Quote verbatim everything from the line containing "Clone this chart in matplotlib." down to the line containing "fig.patch.set_facecolor('white')", with both of those lines included and no others.

**Rows from a dataset of charts and code:**
>> START

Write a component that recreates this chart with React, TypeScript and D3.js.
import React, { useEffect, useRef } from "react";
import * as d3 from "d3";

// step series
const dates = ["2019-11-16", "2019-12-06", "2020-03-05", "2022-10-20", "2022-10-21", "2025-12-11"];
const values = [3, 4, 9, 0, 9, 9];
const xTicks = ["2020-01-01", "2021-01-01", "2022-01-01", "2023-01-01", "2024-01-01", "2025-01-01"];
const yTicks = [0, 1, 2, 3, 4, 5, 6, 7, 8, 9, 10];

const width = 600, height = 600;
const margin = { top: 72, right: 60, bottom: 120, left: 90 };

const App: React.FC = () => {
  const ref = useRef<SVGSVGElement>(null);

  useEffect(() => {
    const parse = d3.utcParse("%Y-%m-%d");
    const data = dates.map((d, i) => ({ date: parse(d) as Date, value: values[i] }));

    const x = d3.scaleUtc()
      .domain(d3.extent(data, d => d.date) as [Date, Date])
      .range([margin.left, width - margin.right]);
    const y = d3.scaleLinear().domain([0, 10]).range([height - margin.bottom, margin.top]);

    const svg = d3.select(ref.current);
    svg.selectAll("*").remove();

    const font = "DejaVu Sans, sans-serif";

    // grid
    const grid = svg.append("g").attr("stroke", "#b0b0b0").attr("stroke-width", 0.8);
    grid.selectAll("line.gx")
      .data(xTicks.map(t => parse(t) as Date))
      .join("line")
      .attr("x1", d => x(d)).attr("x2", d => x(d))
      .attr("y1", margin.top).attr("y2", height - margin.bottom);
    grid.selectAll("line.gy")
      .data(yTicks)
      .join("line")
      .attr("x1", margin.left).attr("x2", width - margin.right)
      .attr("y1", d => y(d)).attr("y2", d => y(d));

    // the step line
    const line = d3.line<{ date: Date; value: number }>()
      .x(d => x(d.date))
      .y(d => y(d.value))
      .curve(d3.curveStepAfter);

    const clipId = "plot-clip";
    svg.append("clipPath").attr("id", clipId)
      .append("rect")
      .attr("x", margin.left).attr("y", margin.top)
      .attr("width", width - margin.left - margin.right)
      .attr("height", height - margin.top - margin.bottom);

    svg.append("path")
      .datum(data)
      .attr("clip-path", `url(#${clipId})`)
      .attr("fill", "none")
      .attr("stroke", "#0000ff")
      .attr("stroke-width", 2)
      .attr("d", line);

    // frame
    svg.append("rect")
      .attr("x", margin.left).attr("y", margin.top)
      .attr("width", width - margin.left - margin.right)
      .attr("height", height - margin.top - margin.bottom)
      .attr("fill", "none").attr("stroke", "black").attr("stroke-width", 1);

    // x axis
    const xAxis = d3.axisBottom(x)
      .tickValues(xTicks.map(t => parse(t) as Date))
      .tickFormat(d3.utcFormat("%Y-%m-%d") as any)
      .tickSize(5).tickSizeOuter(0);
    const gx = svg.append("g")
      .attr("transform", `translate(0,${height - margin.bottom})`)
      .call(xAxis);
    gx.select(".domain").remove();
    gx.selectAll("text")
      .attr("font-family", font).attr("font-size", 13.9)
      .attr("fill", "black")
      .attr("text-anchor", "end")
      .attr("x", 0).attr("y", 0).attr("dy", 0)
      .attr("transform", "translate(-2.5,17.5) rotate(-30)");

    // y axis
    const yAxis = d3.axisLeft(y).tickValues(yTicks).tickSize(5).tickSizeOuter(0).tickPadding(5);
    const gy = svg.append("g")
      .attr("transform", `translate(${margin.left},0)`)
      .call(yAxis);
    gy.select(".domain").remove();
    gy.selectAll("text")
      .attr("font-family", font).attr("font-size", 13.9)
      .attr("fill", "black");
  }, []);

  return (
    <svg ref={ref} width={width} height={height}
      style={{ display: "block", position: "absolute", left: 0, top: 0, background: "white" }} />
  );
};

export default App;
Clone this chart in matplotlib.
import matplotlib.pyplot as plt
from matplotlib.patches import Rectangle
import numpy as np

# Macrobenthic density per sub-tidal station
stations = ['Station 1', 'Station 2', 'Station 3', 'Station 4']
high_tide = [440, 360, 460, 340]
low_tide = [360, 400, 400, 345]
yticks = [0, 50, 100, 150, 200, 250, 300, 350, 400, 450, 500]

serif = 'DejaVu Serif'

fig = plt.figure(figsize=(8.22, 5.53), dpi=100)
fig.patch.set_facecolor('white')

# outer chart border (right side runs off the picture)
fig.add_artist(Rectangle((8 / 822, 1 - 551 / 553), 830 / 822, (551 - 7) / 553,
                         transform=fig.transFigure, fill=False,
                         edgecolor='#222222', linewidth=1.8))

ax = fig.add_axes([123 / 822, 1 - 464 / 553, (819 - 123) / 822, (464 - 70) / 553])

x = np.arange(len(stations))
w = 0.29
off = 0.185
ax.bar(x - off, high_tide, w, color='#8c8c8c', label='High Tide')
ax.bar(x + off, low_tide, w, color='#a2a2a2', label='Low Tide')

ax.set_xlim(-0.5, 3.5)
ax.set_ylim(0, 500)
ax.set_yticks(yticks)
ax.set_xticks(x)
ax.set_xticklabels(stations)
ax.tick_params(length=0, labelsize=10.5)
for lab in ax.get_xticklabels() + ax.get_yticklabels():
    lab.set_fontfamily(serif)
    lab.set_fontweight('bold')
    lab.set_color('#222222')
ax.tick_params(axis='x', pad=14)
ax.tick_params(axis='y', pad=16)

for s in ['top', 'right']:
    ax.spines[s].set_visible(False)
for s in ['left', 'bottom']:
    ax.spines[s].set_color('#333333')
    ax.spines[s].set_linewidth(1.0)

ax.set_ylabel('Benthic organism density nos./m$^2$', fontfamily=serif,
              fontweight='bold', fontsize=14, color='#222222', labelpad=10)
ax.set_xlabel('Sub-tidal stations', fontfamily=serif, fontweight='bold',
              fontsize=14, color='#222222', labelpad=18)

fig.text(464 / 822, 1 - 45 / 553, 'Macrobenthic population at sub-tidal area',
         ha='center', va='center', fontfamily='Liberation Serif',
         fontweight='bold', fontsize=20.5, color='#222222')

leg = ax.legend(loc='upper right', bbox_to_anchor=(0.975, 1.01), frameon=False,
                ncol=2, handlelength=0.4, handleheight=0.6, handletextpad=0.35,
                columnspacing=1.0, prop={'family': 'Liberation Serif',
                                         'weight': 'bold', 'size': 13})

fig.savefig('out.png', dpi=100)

>> END
>> START

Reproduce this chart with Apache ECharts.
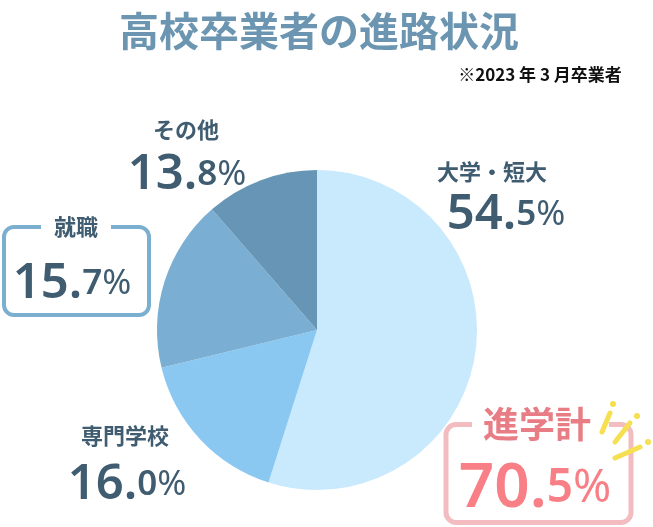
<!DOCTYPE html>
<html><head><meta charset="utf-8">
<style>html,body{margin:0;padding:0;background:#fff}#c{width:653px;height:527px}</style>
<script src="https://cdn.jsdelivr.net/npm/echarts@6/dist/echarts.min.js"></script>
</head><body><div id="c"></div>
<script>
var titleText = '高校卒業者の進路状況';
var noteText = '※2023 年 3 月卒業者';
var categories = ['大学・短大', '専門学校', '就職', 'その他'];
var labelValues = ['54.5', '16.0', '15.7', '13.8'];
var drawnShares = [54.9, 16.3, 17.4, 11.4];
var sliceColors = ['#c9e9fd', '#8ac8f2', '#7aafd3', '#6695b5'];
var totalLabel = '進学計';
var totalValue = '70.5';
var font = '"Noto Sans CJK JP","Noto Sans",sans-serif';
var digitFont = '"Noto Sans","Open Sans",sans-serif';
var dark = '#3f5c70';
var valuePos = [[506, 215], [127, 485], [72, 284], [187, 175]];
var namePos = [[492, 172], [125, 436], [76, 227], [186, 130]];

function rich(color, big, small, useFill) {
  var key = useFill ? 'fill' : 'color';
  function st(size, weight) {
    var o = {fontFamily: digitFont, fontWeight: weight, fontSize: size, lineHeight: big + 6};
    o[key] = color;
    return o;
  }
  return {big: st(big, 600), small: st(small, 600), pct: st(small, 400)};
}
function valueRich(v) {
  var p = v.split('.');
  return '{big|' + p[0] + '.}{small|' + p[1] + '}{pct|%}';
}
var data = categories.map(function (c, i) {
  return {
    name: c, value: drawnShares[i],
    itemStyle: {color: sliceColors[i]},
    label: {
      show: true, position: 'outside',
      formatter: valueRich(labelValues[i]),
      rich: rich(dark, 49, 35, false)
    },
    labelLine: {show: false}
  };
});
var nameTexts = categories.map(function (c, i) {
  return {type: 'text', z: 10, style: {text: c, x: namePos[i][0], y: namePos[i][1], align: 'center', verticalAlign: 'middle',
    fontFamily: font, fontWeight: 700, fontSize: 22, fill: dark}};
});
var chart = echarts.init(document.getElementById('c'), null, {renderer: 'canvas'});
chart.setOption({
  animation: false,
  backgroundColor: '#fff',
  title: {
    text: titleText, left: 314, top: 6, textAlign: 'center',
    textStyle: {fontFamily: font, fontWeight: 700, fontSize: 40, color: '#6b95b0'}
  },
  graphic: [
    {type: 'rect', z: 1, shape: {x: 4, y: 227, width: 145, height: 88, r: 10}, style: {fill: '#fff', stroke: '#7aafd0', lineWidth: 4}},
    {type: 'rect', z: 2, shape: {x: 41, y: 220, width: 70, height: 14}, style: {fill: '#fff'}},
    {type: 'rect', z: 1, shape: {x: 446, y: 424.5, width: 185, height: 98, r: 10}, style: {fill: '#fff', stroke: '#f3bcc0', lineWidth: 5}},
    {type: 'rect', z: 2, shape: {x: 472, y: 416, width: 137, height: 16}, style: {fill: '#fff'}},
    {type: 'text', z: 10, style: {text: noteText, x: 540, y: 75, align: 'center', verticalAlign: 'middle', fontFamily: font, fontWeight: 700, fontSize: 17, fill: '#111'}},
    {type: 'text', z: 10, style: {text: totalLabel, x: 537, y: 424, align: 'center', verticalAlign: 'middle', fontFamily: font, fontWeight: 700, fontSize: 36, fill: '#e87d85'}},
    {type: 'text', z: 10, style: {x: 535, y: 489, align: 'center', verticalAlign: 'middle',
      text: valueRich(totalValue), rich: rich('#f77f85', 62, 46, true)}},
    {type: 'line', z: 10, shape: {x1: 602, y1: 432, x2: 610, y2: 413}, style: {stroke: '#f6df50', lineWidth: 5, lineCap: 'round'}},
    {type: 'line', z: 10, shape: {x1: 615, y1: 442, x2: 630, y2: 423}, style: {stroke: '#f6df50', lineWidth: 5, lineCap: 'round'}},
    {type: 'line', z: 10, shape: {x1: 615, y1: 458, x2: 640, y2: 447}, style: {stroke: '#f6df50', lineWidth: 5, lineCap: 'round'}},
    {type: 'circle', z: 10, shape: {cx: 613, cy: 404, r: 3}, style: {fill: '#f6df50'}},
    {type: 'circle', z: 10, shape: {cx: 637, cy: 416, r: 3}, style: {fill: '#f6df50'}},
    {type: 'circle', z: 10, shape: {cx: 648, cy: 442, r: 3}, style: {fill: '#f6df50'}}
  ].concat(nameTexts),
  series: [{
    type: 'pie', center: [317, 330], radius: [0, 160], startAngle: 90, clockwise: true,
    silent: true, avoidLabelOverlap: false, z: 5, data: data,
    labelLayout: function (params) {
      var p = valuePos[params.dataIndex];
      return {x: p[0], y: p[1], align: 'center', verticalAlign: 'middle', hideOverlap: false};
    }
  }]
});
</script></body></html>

>> END

**TASK RESPONSE:**
Clone this chart in matplotlib.
import matplotlib.pyplot as plt
from matplotlib.patches import Rectangle
import numpy as np

# Macrobenthic density per sub-tidal station
stations = ['Station 1', 'Station 2', 'Station 3', 'Station 4']
high_tide = [440, 360, 460, 340]
low_tide = [360, 400, 400, 345]
yticks = [0, 50, 100, 150, 200, 250, 300, 350, 400, 450, 500]

serif = 'DejaVu Serif'

fig = plt.figure(figsize=(8.22, 5.53), dpi=100)
fig.patch.set_facecolor('white')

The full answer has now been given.